Bitcoin is one of the hundreds of crypto-assets that exist in the virtual market today, the best known for being the first.

It appeared at the end of 2008, immediately after the financial crisis that affected the whole world economy, (leading to the failure of large banks and putting countries on the verge of bankruptcy), without however being able to establish any connection between both events.

When it appeared it was worth less than 0.001 cents, a value so small that it is difficult to understand. At the end of 2021, Bitcoins were exchanged for more than 57 thousand dollars and today it is worth around 17 thousand dollars.

First of all, it should be noted that crypto-currencies or “virtual currencies” are not technically considered “currency”, as they do not have legal tender or discharging power in Portugal. But Bitcoin’s importance is such that El Salvador and the Central African Republic have adopted it as their official currency.

Among us, there has always been an environment of tax exemption from crypto-asset trading income, solely due to the lack of inclusion in any income category.

Portugal was one of the EU last countries to include this income in the range of taxation.

And did it with a bang.


Category G

The IRS Code underwent profound changes to accommodate the taxation of income resulting from the transaction of crypto-assets, namely article 10, with the introduction of numbers 17 to 22, and a surgical adjustment to article 5.
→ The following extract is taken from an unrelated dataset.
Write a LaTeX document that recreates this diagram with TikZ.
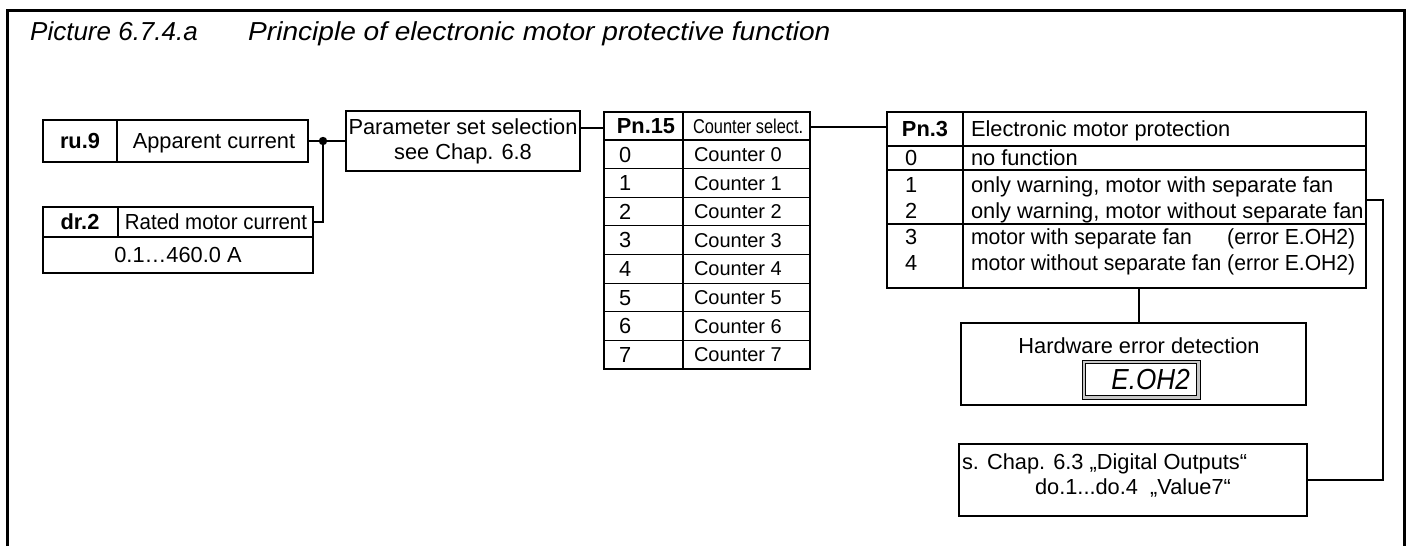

Always attentive to tax base expansion, Tax Authority (AT) began to expressly include gains from the sale of crypto assets in category G of the IRS (Wealth Increases).

This is important because the legislator, when constructing this norm of incidence, resorted to a closed typification, i.e. taxation is only levied on gains derived from the facts described therein.
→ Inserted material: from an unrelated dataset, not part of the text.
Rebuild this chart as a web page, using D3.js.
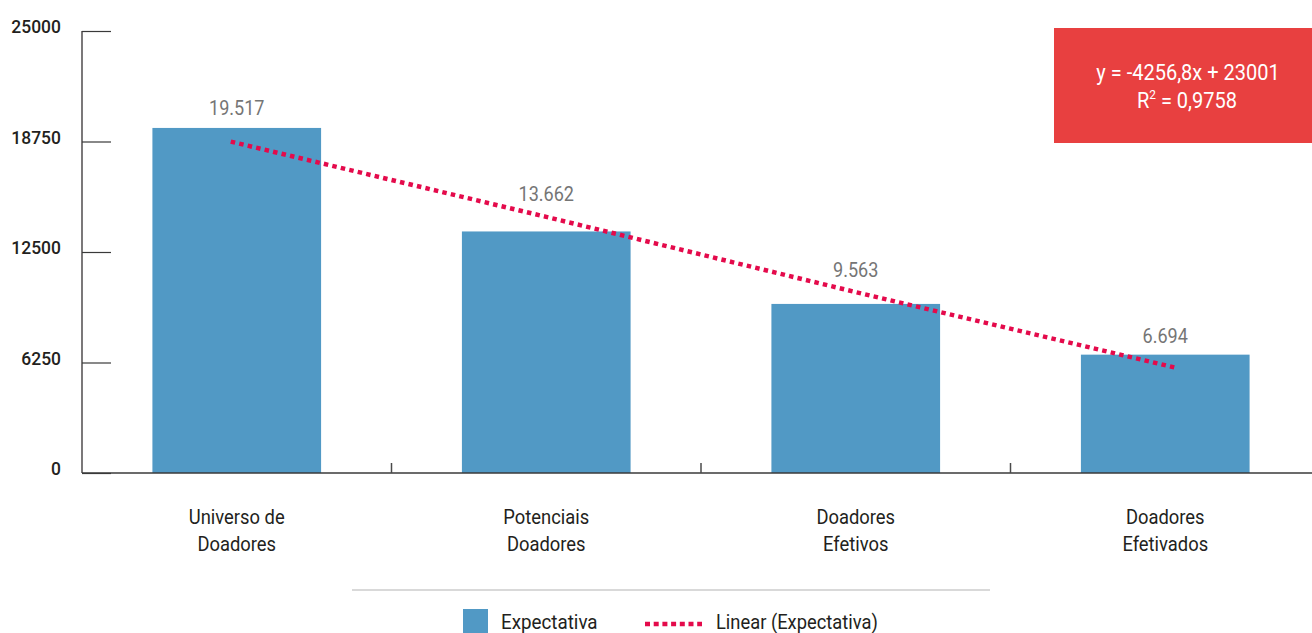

With the changes to the State Budget for 2023, the IRS code now defines crypto-assets (article 10, paragraph 17) as “any digital representation of value or rights that can be transferred or stored electronically using distributed registration technology or similar”.
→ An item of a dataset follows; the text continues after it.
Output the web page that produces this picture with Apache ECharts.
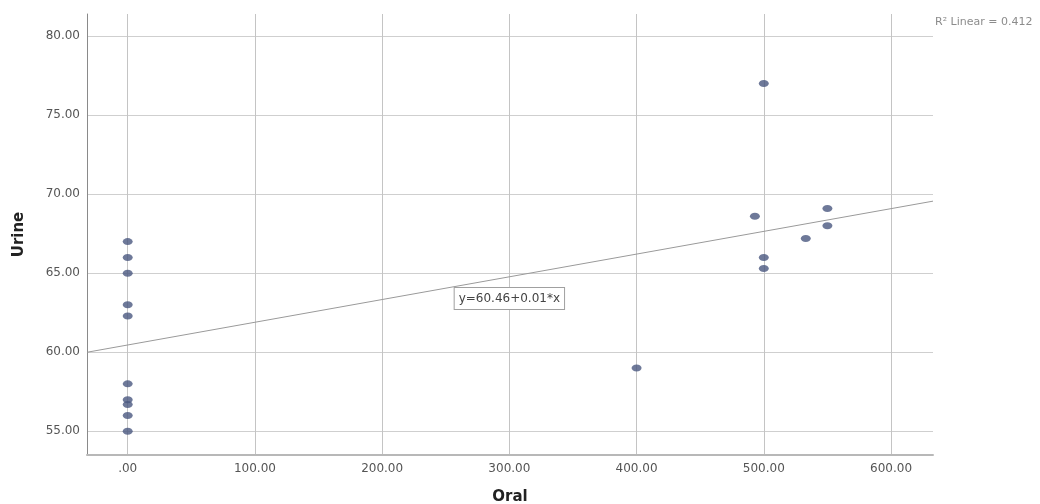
<!DOCTYPE html>
<html>
<head>
<meta charset="utf-8">
<script src="https://cdn.jsdelivr.net/npm/echarts@6/dist/echarts.min.js"></script>
<style>
  html, body { margin: 0; padding: 0; background: #fff; }
  #chart { width: 1040px; height: 504px; }
</style>
</head>
<body>
<div id="chart"></div>
<script>
// Oral vs Urine
const oral  = [0, 0, 0, 0, 0, 0, 0, 0, 0, 0, 400, 500, 493, 500, 500, 533, 550, 550];
const urine = [67.0, 66.0, 65.0, 63.0, 62.3, 58.0, 57.0, 56.7, 56.0, 55.0, 59.0, 77.0, 68.6, 66.0, 65.3, 67.2, 69.1, 68.0];

const fitX = [-32, 633];
const fitY = [60.0, 69.56];
const fitLabel = 'y=60.46+0.01*x';
const fitLabelAt = [300, 63.4];
const r2Text = 'R² Linear = 0.412';

const xTitle = 'Oral';
const yTitle = 'Urine';

const font = 'DejaVu Sans';
const chart = echarts.init(document.getElementById('chart'));

chart.setOption({
  animation: false,
  grid: { left: 87, right: 107, top: 14, bottom: 49, containLabel: false, outerBoundsMode: 'none' },
  xAxis: {
    type: 'value',
    min: -32,
    max: 633,
    splitNumber: 6,
    name: xTitle,
    nameLocation: 'middle',
    nameGap: 35,
    nameTextStyle: { fontFamily: font, fontSize: 15, fontWeight: 'bold', color: '#222' },
    axisLine: { show: true, onZero: false, lineStyle: { color: '#b8b8b8', width: 2 } },
    axisTick: { show: false },
    axisLabel: {
      fontFamily: font, fontSize: 12, color: '#555', margin: 8,
      showMinLabel: false, showMaxLabel: false,
      formatter: (v) => (v % 100 !== 0 ? '' : v === 0 ? '.00' : v.toFixed(2)),
    },
    splitLine: { show: true, showMinLine: false, showMaxLine: false, lineStyle: { color: '#c4c4c4' } },
  },
  yAxis: {
    type: 'value',
    min: 53.5,
    max: 81.4,
    splitNumber: 5,
    name: yTitle,
    nameLocation: 'middle',
    nameGap: 60,
    nameRotate: 90,
    nameTextStyle: { fontFamily: font, fontSize: 15, fontWeight: 'bold', color: '#222' },
    axisLine: { show: true, onZero: false, lineStyle: { color: '#8a8a8a', width: 1 } },
    axisTick: { show: false },
    axisLabel: {
      fontFamily: font, fontSize: 12, color: '#555', margin: 7,
      showMinLabel: false, showMaxLabel: false,
      formatter: (v) => (Math.abs(v % 5) > 1e-6 ? '' : v.toFixed(2)),
    },
    splitLine: { show: true, showMinLine: false, showMaxLine: false, lineStyle: { color: '#cfcfcf' } },
  },
  graphic: [{
    type: 'text',
    left: 935,
    top: 17,
    style: { text: r2Text, fontFamily: font, fontSize: 11, fill: '#8c8c8c' },
  }],
  series: [
    {
      type: 'line',
      data: fitX.map((x, i) => [x, fitY[i]]),
      symbol: 'none',
      silent: true,
      lineStyle: { color: '#9a9a9a', width: 1 },
      markPoint: {
        symbol: 'rect',
        symbolSize: 1,
        itemStyle: { color: 'rgba(0,0,0,0)' },
        label: {
          show: true,
          position: 'inside',
          formatter: fitLabel,
          fontFamily: font,
          fontSize: 12,
          color: '#444',
          backgroundColor: '#fff',
          borderColor: '#a0a0a0',
          borderWidth: 1,
          padding: [5, 4, 4, 4],
        },
        data: [{ coord: fitLabelAt }],
      },
      z: 3,
    },
    {
      type: 'scatter',
      data: oral.map((x, i) => [x, urine[i]]),
      symbol: 'circle',
      symbolSize: [10, 7],
      itemStyle: { color: '#4a5880' },
      z: 4,
    },
  ],
});
</script>
</body>
</html>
As in other European countries, gains relating to crypto-asset transactions held for a period equal to or greater than 365 days are excluded from taxation. This means that, in the 2023 IRS Model 3 income tax return, this income must be declared.

If positive, the balance of capital gains is subject to taxation at the autonomous rate of 28%, however, opting for aggregation is allowed.

If negative, if the opting for aggregation was adopted, it can be deducted in the following five years.

Category B

But mining activity also came under the umbrella, and those most knowledgeable in the field understand what this means.

This activity is now included in Category B (Business and Professional Income).

Under the simplified taxation regime, taxable income is determined by applying a coefficient of 0.15 to sales of crypto assets.

Final notes

Entities that provide crypto-asset custody and administration services on behalf of third parties or that manage one or more trading platforms must communicate to the AT, by the end of January each year, regarding each taxable person, through an official model, the operations carried out with its intervention, about crypto-assets.

You may also want to know that the negotiation and transmission of these assets are now subject to stamp duty, which is critical in inheritances and should therefore be included in the list of assets.